Com efeito, segundo o dispositivo, no caso de alienação ou baixa de bens imóveis sujeitos à atualização antes de decorridos 15 anos após a atualização, o valor do ganho de capital deverá ser calculado considerando uma fórmula, que nos traz, em síntese, que quanto maior o tempo de permanência do imóvel no patrimônio do contribuinte, maior o desconto sobre o futuro ganho de capital5.
Analisando os regramentos e benefícios propostos, cabe recomendar que as pessoas e empresas proprietárias de bens imóveis realizem, com o auxílio de profissionais especializados, simulações de cenários e cálculos para constatar a efetividade do benefício proposto pela Lei nº 14.973/24 para cada bem imóvel. A constatação das reais vantagens da opção deve ser verificada caso a caso.
Considerações Finais
A governança corporativa é essencial para gerenciar o patrimônio imobiliário de forma eficaz. A falta de regras claras pode levar a conflitos entre os membros da família, especialmente quando se trata da gestão e uso dos bens imóveis. Implementar conselhos consultivos ou de administração pode ajudar a alinhar interesses e promover uma gestão mais profissionalizada.
Tendo repertório profissional relacionado ao mercado imobiliário, reforço a relevância desse capítulo no que tange a bens imóveis da família, esteja ela em qualquer dos estágios apresentados inicialmente (empresária ou investidora). A apuração dos devidos valores, a forma de distribuição entre os herdeiros e ou formatos jurídicos de estruturação, merecem atenção e expertises técnicas.
Como escreveu Peter Drucker, “não podemos prever o futuro, mas podemos criá-lo”.
Cabe ainda destacar que esse patrimônio tende a valorizar ao longo do tempo, e as famílias empresárias que investem adequadamente com esse objetivo podem se beneficiar dessa valorização. Um portfólio imobiliário bem gerido não só contribui para o fluxo de caixa da empresa, mas também aumenta seu valor total no mercado.
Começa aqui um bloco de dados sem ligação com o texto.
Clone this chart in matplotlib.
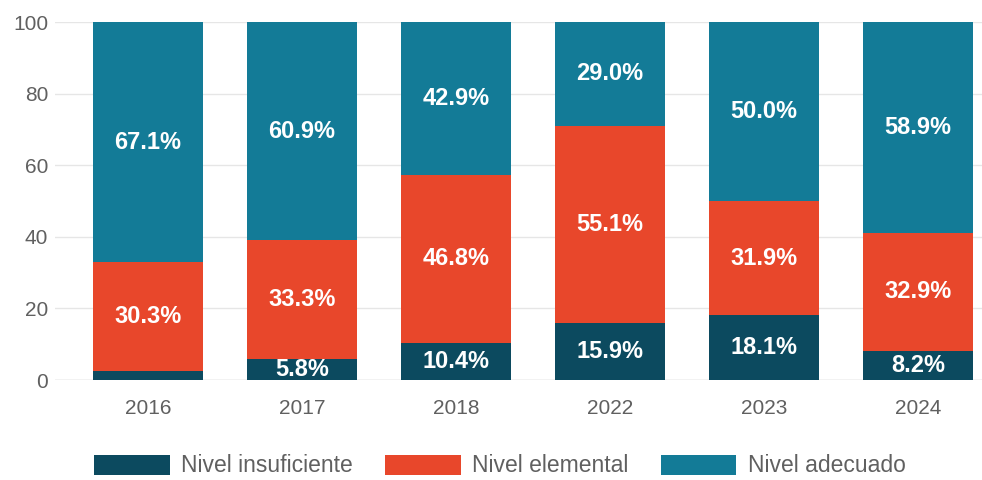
import matplotlib.pyplot as plt
import numpy as np

plt.rcParams["font.family"] = ["Liberation Sans", "DejaVu Sans"]

years = ["2016", "2017", "2018", "2022", "2023", "2024"]
insuficiente = [2.6, 5.8, 10.4, 15.9, 18.1, 8.2]
elemental = [30.3, 33.3, 46.8, 55.1, 31.9, 32.9]
adecuado = [67.1, 60.9, 42.9, 29.0, 50.0, 58.9]
series_names = ["Nivel insuficiente", "Nivel elemental", "Nivel adecuado"]
colors = ["#0c4a5f", "#e8472b", "#137b97"]

fig = plt.figure(figsize=(9.82, 4.8), dpi=100)
ax = fig.add_axes([55 / 982, 100 / 480, 927 / 982, 358 / 480])

x = np.arange(len(years))
bottom = np.zeros(len(years))
for vals, name, col in zip([insuficiente, elemental, adecuado], series_names, colors):
    vals = np.array(vals)
    ax.bar(x, vals, 0.714, bottom=bottom, color=col, label=name, zorder=2)
    # labels centred in each segment, skip the tiny ones
    for xi, b, v in zip(x, bottom, vals):
        if v >= 4:
            ax.text(xi, b + v / 2, f"{v:.1f}%", ha="center", va="center",
                    color="white", fontsize=17, fontweight="bold", zorder=3)
    bottom += vals

ax.set_xlim(-0.604, 5.415)
ax.set_ylim(0, 100)
ax.set_yticks([0, 20, 40, 60, 80, 100])
ax.set_xticks(x)
ax.set_xticklabels(years)
ax.grid(axis="y", color="#e6e6e6", linewidth=1, zorder=0)
ax.axhline(0, color="#cccccc", linewidth=1, zorder=1)
for s in ax.spines.values():
    s.set_visible(False)
ax.tick_params(length=0, labelsize=15, colors="#606060")
ax.tick_params(axis="x", pad=14)
ax.tick_params(axis="y", pad=5)

fig.legend(loc="center", bbox_to_anchor=(500 / 982, 1 - 466 / 480), ncol=3,
           frameon=False, fontsize=16.5, labelcolor="#606060",
           handlelength=3.3, handleheight=0.95, handletextpad=0.5,
           columnspacing=1.4)

fig.savefig("out.png", dpi=100)
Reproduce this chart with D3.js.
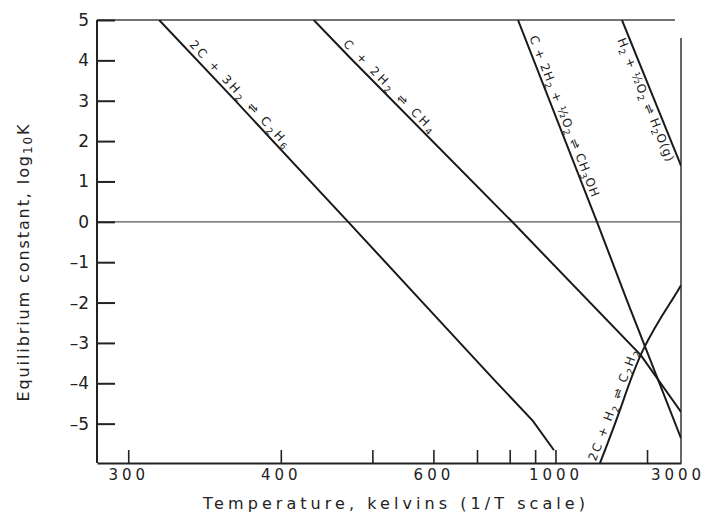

Assim, o patrimônio imobiliário é um componente vital para famílias empresárias, podendo ser parte de cada dimensão da empresa: a família, propriedade e negócio. Oferece proteção, oportunidades de geração de renda e um papel crucial no planejamento sucessório. Para maximizar esses benefícios, é essencial que as empresas implementem práticas robustas de governança, adaptem-se às mudanças tributárias e planejem cuidadosamente a transmissão dos ativos entre gerações. Dessa forma, as empresas familiares podem garantir não apenas a preservação do patrimônio, mas a sua valorização financeira, conectando legado e perpetuidade.